We know that rising energy prices come at a difficult time for many in Britain. British Gas boss Phil Bentley
The company said rising wholesale prices had forced it to lift the bills, but vowed not to apply the increase to the company's 300,000 most vulnerable customers, such as the poorest pensioners. Customers identified as vulnerable will see bills held until April, the firm added.
The move follows a price lift by utility giant Scottish & Southern who are due to put up gas bills by 9 per cent from 1 December.
Industry regulator Ofgem recently warned that rising prices in the wholesale market - where suppliers buy their energy - could be passed on to the consumer.
Adam Scorer, Director of External Affairs at Consumer Focus told Channel 4 News the news would hit consumers hardest at the most difficult time of the year.
"Consumers must be looking at this kind of announcement with dismay," he said.
"Winter's setting in, it's getting cold, people are putting their heating on and that’s the time that British Gas chose to put up their prices.
"I think British gas have taken a snapshot of the wholesale market.
"When wholesale prices go up a little bit energy companies get very nervous and they are very quick to put their prices up.
"They're not so quick when wholesale prices have been down to reflect that on consumer bills."

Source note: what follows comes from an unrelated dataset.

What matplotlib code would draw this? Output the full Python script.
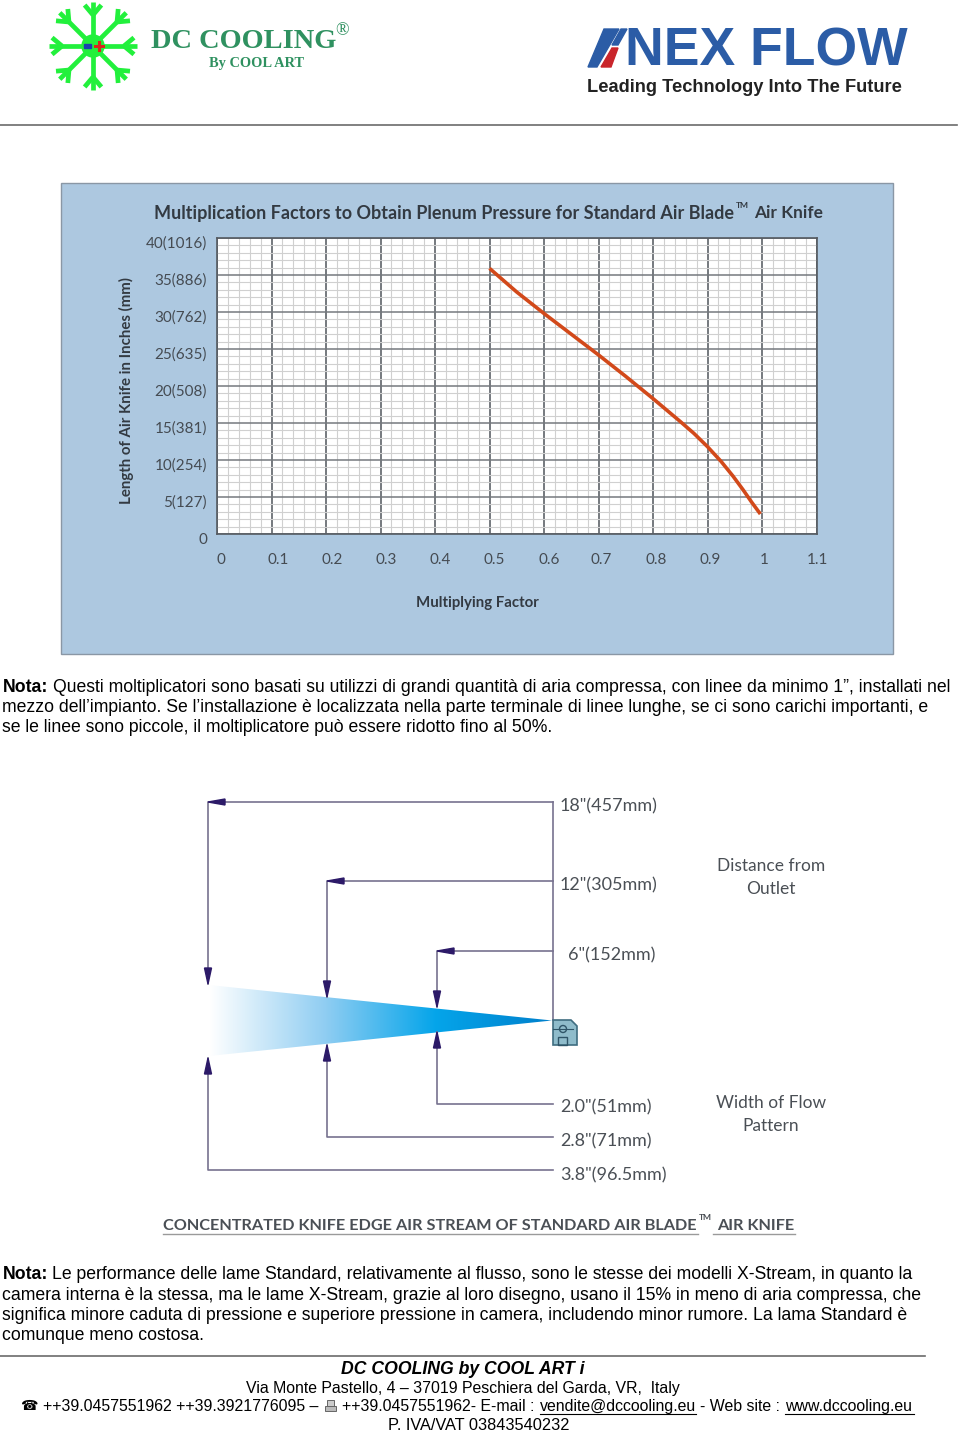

British Gas, which is owned by Centrica, said it had witnessed a rise of more than 25 per cent in wholesale gas prices since the spring.
The utility firm said today's increase followed two years of price cuts, meaning its average dual-fuel bills were still lower than in January 2009.
British Gas managing director Phil Bentley said: "We know that rising energy prices come at a difficult time for many in Britain.
"That's why we are not raising prices for our vulnerable customers, such as the poorest pensioners, until after this winter."
Mr Bentley said customers could keep their bills down by improving the energy efficiency of their homes. Some 1.6 million customers on fixed price deals will not be affected in any way, British Gas added.